Queens Boulevard Dropping To 25 MPH


Much like the rest of the City, drivers will have to slow down when commuting on Queens Boulevard.

The major thoroughfare, often nicknamed “The Boulevard of Death,” will have its speed reduced to 25 miles per hour, the Dept. of Transportation announced last week.

The speed reduction falls under Mayor Bill de Blasio’s Vision Zero plan, which has reduced the speed limit for much of the City in hopes of reducing pedestrian fatalities.

DOT commissioner Polly Trottenberg made the announcement regarding Queens Boulevard at a Vision Zero symposium in Brooklyn last week. The change will happen by the end of this year, she said.
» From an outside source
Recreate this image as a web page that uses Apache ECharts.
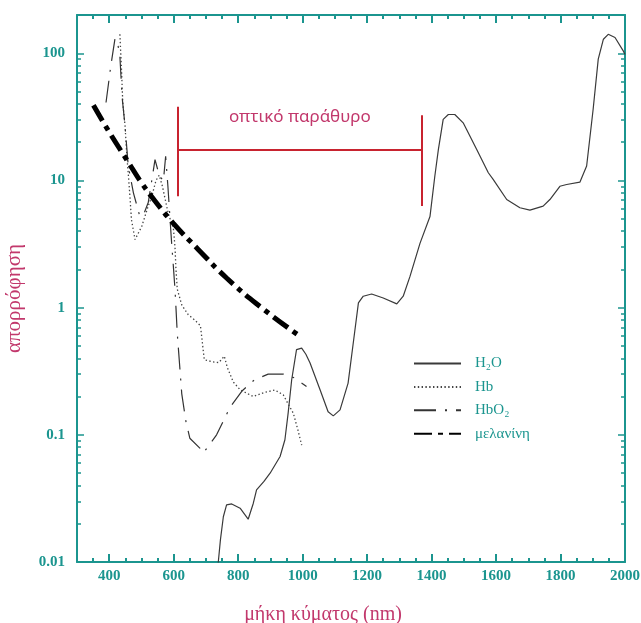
<!DOCTYPE html>
<html>
<head>
<meta charset="utf-8">
<script src="https://cdn.jsdelivr.net/npm/echarts@6/dist/echarts.min.js"></script>
<style>
  html, body { margin: 0; padding: 0; background: #fff; }
  #chart { width: 641px; height: 623px; }
</style>
</head>
<body>
<div id="chart"></div>
<script>
// tick values
const xMajorTicks = [400, 600, 800, 1000, 1200, 1400, 1600, 1800, 2000];
const xMinorTicks = [350, 450, 500, 550, 650, 700, 750, 850, 900, 950, 1050, 1100, 1150,
  1250, 1300, 1350, 1450, 1500, 1550, 1650, 1700, 1750, 1850, 1900, 1950];
const yMajorTicks = [0.01, 0.1, 1, 10, 100];
const yMajorLabels = ['0.01', '0.1', '1', '10', '100'];
const yMinorTicks = [0.02, 0.03, 0.04, 0.05, 0.06, 0.07, 0.08, 0.09,
  0.2, 0.3, 0.4, 0.5, 0.6, 0.7, 0.8, 0.9,
  2, 3, 4, 5, 6, 7, 8, 9,
  20, 30, 40, 50, 60, 70, 80, 90, 200];

// absorption curves [nm, absorption]
const waterData = [[738, 0.0098], [745, 0.015], [754, 0.0227], [764, 0.0281], [780, 0.0286],
  [806, 0.0265], [831, 0.0217], [847, 0.029], [857, 0.0369], [880, 0.043], [899, 0.0499],
  [930, 0.0675], [945, 0.0914], [955, 0.148], [966, 0.271], [981, 0.467], [997, 0.48],
  [1010, 0.43], [1023, 0.367], [1054, 0.226], [1079, 0.152], [1095, 0.141], [1116, 0.157],
  [1141, 0.255], [1157, 0.527], [1173, 1.09], [1188, 1.23], [1214, 1.28], [1250, 1.19],
  [1292, 1.07], [1312, 1.23], [1333, 1.76], [1364, 3.2], [1395, 5.2], [1410, 10.8],
  [1421, 17.5], [1436, 30.2], [1452, 33], [1472, 33], [1498, 28.4], [1540, 17.5],
  [1576, 11.5], [1591, 10.2], [1633, 7.08], [1674, 6.1], [1705, 5.84], [1746, 6.28],
  [1767, 7.08], [1798, 9.0], [1819, 9.3], [1860, 9.7], [1881, 13], [1901, 36], [1917, 90],
  [1933, 129], [1948, 141], [1969, 133], [1995, 104], [2000, 98]];
const hbData = [[433, 141], [438, 75], [442, 41], [449, 27], [454, 16.5], [462, 9], [469, 4.9],
  [480, 3.43], [501, 4.36], [521, 6.3], [532, 7.5], [545, 10], [555, 11], [565, 9],
  [583, 5.5], [599, 4.2], [604, 3.0], [607, 2.0], [611, 1.4], [625, 1.05], [645, 0.88],
  [665, 0.8], [683, 0.72], [690, 0.5], [695, 0.39], [720, 0.375], [740, 0.37], [757, 0.415],
  [766, 0.34], [785, 0.26], [806, 0.226], [847, 0.2], [880, 0.215], [914, 0.225],
  [940, 0.206], [955, 0.175], [971, 0.148], [985, 0.11], [997, 0.083]];
const hbo2Data = [[390, 41], [405, 80], [418, 131], [426, 120], [433, 95], [440, 45],
  [449, 26.8], [459, 13], [475, 8], [495, 5.2], [508, 5.5], [521, 6.7], [532, 10],
  [542, 14.6], [555, 11], [568, 9.9], [575, 15.5], [582, 9], [590, 4.4], [594, 3.1],
  [599, 2.1], [604, 1.39], [607, 1.0], [611, 0.63], [625, 0.21], [638, 0.127], [650, 0.094],
  [681, 0.0785], [692, 0.072], [733, 0.1], [775, 0.165], [811, 0.22], [850, 0.27],
  [893, 0.3], [940, 0.3], [975, 0.28], [1012, 0.24]];
const melaninData = [[351, 39], [400, 24], [454, 14.6], [500, 9.6], [542, 6.9], [599, 4.6],
  [676, 2.87], [764, 1.71], [868, 1.02], [990, 0.6]];

// optical window bracket [nm, absorption]
const windowLeft = [[613, 38], [613, 7.5]];
const windowBar = [[613, 17.5], [1370, 17.5]];
const windowRight = [[1370, 32.5], [1370, 6.3]];

const teal = '#1b958f';
const pink = '#c2386c';
const red = '#c8232f';

function xAxisDef(pos, ticks, len, labels, line) {
  return {
    type: 'value', position: pos, min: 300, max: 2000,
    axisLine: { show: line, onZero: false, lineStyle: { color: teal, width: 2 } },
    axisTick: { show: true, inside: true, length: len, customValues: ticks,
      lineStyle: { color: teal, width: 2 } },
    axisLabel: { show: labels, customValues: ticks, margin: 7, color: teal,
      fontFamily: 'Liberation Serif', fontWeight: 'bold', fontSize: 15,
      formatter: v => String(v) },
    splitLine: { show: false }
  };
}
function yAxisDef(pos, ticks, len, labels, line) {
  return {
    type: 'log', logBase: 10, position: pos, min: 0.01, max: 200,
    axisLine: { show: line, onZero: false, lineStyle: { color: teal, width: 2 } },
    axisTick: { show: true, inside: true, length: len, customValues: ticks,
      lineStyle: { color: teal, width: 1.5 } },
    axisLabel: { show: labels, customValues: ticks, margin: 12, color: teal,
      fontFamily: 'Liberation Serif', fontWeight: 'bold', fontSize: 15,
      formatter: v => {
        const i = yMajorTicks.findIndex(t => Math.abs(t - v) / t < 1e-6);
        return i >= 0 ? yMajorLabels[i] : '';
      } },
    splitLine: { show: false }
  };
}

const chart = echarts.init(document.getElementById('chart'));
const xMain = xAxisDef('bottom', xMajorTicks, 8, true, true);
xMain.name = 'μήκη κύματος (nm)';
xMain.nameLocation = 'middle';
xMain.nameGap = 43;
xMain.nameTextStyle = { color: pink, fontFamily: 'Liberation Serif', fontSize: 20, padding: [0, 56, 0, 0] };
const yMain = yAxisDef('left', yMajorTicks, 7, true, true);
yMain.name = 'απορρόφηση';
yMain.nameLocation = 'middle';
yMain.nameGap = 52;
yMain.nameTextStyle = { color: pink, fontFamily: 'Liberation Serif', fontSize: 21, padding: [0, 20, 0, 0] };

chart.setOption({
  animation: false,
  grid: { left: 77, right: 16, top: 15, bottom: 61, outerBoundsMode: 'none', containLabel: false },
  xAxis: [
    xMain,
    xAxisDef('bottom', xMinorTicks, 4, false, false),
    xAxisDef('top', xMajorTicks, 8, false, true),
    xAxisDef('top', xMinorTicks, 4, false, false)
  ],
  yAxis: [
    yMain,
    yAxisDef('left', yMinorTicks, 4, false, false),
    yAxisDef('right', yMajorTicks, 7, false, true),
    yAxisDef('right', yMinorTicks, 4, false, false)
  ],
  legend: {
    orient: 'vertical', left: 408, top: 351,
    itemWidth: 47, itemHeight: 12, itemGap: 8.4,
    itemStyle: { opacity: 0 },
    textStyle: { color: teal, fontFamily: 'Liberation Serif', fontSize: 15, padding: [0, 0, 0, 9] },
    data: ['H₂O', 'Hb', 'HbO₂', 'μελανίνη']
  },
  series: [
    {
      name: 'H₂O', type: 'line', data: waterData, showSymbol: false, symbol: 'none',
      itemStyle: { color: '#3a3a3a' },
      lineStyle: { color: '#3a3a3a', width: 1.2 },
      markLine: {
        silent: true, symbol: 'none',
        lineStyle: { color: red, width: 2, type: 'solid' },
        label: { show: false },
        data: [
          [{ coord: windowLeft[0] }, { coord: windowLeft[1] }],
          [{ coord: windowBar[0], label: { show: true, position: 'insideMiddleTop', distance: 24,
              formatter: 'οπτικό παράθυρο', color: pink, fontFamily: 'Noto Sans', fontSize: 17 } },
            { coord: windowBar[1] }],
          [{ coord: windowRight[0] }, { coord: windowRight[1] }]
        ]
      }
    },
    {
      name: 'Hb', type: 'line', data: hbData, showSymbol: false, symbol: 'none',
      itemStyle: { color: '#444' },
      lineStyle: { color: '#444', width: 1.3, type: [1.4, 2.4] }
    },
    {
      name: 'HbO₂', type: 'line', data: hbo2Data, showSymbol: false, symbol: 'none',
      itemStyle: { color: '#333' },
      lineStyle: { color: '#333', width: 1.2, type: [22, 9, 2, 9] }
    },
    {
      name: 'μελανίνη', type: 'line', data: melaninData, showSymbol: false, symbol: 'none',
      smooth: true,
      itemStyle: { color: '#000' },
      lineStyle: { color: '#000', width: 5, type: [18, 6, 5, 6] }
    }
  ]
});
</script>
</body>
</html>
The agency’s Twitter page later tweeted out the news its Commissioner mentioned during the event.

“Commissioner Trottenberg announces DOT anticipates reducing Queens Blvd. speed limit to #25MPH the end of the year,” the agency tweeted.

The change comes after the major thoroughfare was not part of the Vision Zero plan to reduce its speed.

Earlier this year, the agency announced that Queens Boulevard was part of several avenues throughout the City that would be included in their Slow Zone program, which would have lowered the speed limit to that same number as well as retime the traffic signals to meet the new speed limit for drivers and pedestrians.

Just like the rest of the City, the lower speed limit aims to lower fatalities in a thoroughfare well known to be a danger for pedestrians.

According to advocacy group Transportation Alternatives there were 17 pedestrian fatalities between 2002 and 2011 as well as two cyclist fatalities as well.

Earlier this year, Community Board 6, which covers the Forest Hills/Rego Park portion of the boulevard, and the Queens branch of Transportation Alternatives called for a complete redesign of Queens Boulevard to make it safer for both pedestrians and drivers. The group circulated a petition for the initiative, which got more than 5,000 signatures.

Some of the improvements the group called for on Queens Boulevard are protected bike lanes and Select Bus Service.